Answer with nothing except the number of lines that contain the word "this".

····················

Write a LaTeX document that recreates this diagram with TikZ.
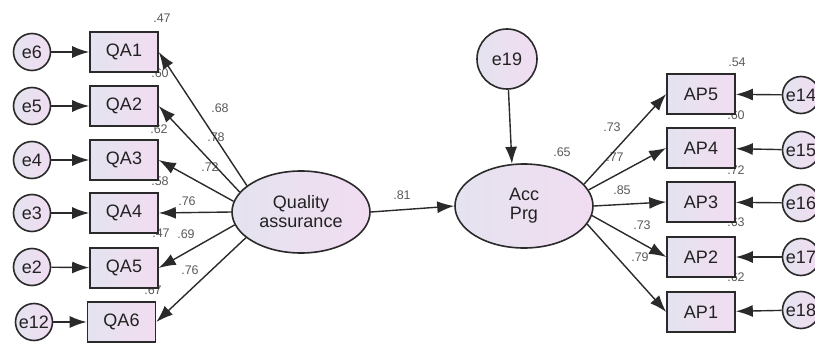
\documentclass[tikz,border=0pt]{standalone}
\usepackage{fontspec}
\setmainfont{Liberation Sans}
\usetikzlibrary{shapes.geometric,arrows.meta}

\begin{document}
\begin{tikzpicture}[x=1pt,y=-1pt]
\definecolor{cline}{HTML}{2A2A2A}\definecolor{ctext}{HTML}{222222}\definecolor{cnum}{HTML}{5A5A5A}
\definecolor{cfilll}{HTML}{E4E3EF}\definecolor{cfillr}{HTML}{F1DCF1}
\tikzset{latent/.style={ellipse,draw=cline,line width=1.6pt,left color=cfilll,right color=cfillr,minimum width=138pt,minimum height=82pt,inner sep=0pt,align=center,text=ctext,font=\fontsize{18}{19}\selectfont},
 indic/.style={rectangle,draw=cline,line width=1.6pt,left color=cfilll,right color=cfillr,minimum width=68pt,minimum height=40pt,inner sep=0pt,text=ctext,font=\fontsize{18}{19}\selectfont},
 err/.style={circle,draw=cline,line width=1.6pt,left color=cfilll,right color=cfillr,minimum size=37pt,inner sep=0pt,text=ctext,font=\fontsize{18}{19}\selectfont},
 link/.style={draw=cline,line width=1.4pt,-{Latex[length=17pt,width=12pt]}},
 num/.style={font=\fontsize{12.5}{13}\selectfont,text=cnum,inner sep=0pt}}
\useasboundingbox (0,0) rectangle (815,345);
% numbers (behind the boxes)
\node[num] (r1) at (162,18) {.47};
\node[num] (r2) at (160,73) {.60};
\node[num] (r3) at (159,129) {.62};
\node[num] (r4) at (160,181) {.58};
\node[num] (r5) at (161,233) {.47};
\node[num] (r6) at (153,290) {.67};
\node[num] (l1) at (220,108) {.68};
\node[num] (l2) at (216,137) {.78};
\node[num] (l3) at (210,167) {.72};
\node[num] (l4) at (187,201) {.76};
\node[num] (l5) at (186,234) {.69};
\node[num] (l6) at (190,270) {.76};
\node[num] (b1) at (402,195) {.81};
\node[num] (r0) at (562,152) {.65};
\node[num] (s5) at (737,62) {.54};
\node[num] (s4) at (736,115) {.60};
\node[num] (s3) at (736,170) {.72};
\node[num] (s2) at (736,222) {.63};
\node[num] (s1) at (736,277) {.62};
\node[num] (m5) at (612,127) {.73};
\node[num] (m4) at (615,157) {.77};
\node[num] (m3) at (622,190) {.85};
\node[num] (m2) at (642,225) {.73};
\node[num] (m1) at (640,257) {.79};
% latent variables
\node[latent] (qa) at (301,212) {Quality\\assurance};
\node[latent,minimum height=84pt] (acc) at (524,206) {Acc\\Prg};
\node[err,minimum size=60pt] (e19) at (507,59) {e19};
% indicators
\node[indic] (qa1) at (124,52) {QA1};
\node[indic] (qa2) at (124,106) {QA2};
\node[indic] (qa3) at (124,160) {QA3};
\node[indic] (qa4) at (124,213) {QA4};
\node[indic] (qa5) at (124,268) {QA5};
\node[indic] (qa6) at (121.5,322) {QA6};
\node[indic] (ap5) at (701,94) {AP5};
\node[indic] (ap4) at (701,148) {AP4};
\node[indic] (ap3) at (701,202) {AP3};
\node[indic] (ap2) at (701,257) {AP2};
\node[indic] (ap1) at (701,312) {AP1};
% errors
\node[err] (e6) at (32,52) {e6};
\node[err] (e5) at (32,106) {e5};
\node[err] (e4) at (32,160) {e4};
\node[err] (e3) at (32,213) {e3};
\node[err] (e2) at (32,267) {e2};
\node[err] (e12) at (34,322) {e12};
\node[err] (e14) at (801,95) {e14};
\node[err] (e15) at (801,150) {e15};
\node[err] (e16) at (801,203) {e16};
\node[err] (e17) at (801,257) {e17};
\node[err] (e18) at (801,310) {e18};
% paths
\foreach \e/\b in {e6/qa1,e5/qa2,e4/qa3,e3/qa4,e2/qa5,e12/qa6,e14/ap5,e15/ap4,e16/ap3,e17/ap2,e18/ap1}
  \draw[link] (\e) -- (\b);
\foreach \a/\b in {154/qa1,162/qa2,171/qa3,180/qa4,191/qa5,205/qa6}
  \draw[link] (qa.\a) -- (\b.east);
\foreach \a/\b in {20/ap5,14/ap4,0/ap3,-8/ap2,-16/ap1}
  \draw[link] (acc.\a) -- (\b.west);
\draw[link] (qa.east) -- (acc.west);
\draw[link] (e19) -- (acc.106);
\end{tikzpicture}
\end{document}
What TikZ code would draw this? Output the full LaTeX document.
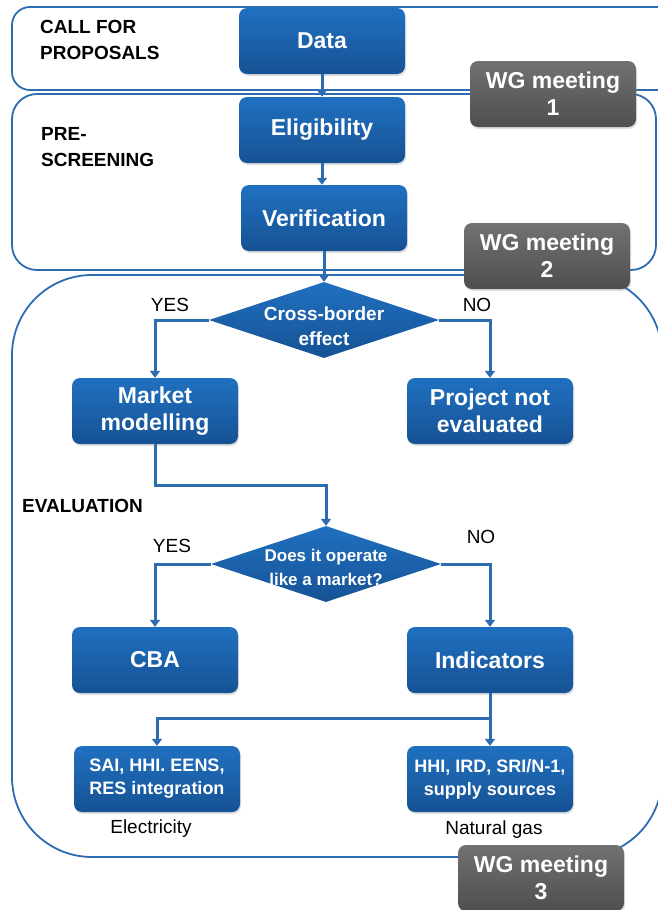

····················

Correct response: 2